Pre-draft measurables
| Height | Weight | Arm length | Hand span | Wingspan | 40-yard dash | 10-yard split | 20-yard split | 20-yard shuttle | Three-cone drill | Vertical jump | Broad jump | Bench press |
| 6 ft 4+1⁄4 in (1.94 m) | 308 lb (140 kg) | 34 in (0.86 m) | 9+1⁄2 in (0.24 m) | 6 ft 10+1⁄4 in (2.09 m) | 5.19 s | 1.84 s | 2.99 s | 4.56 s | 7.83 s | 28.5 in (0.72 m) | 8 ft 9 in (2.67 m) | 20 reps |
All values from NFL Combine/Pro Day

===New York Giants===
Ezeudu was selected by the New York Giants with the 67th pick in the third round of the 2022 NFL draft.
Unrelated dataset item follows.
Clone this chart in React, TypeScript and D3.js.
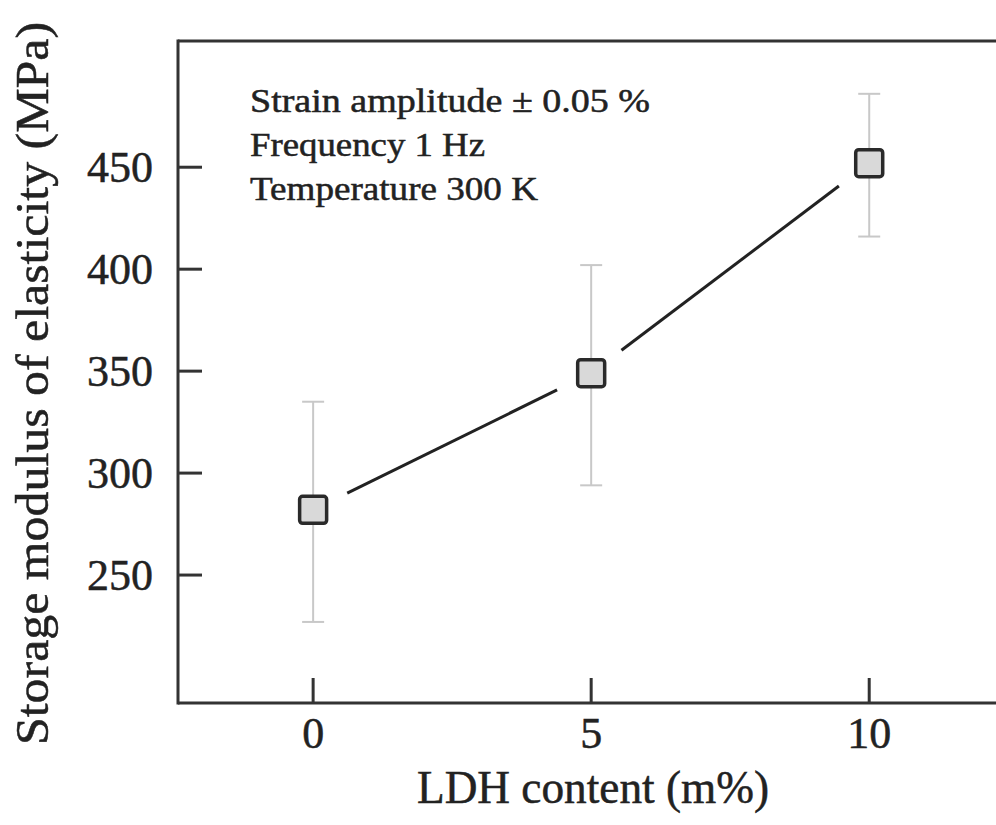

He played in 10 games as a rookie, starting two at left guard.

Ezeudu entered the 2023 season as a backup. He named the starting left tackle in Week 2 due to injuries, and started the next five games. He suffered a toe injury in Week 6 and was placed on injured reserve on October 17, 2023.

On March 18, 2026, Ezeudu re-signed with the Giants.

===Kansas City Chiefs===
On August 25, 2026, Ezeudu was traded to the Kansas City Chiefs in exchange for a 2028 seventh round pick.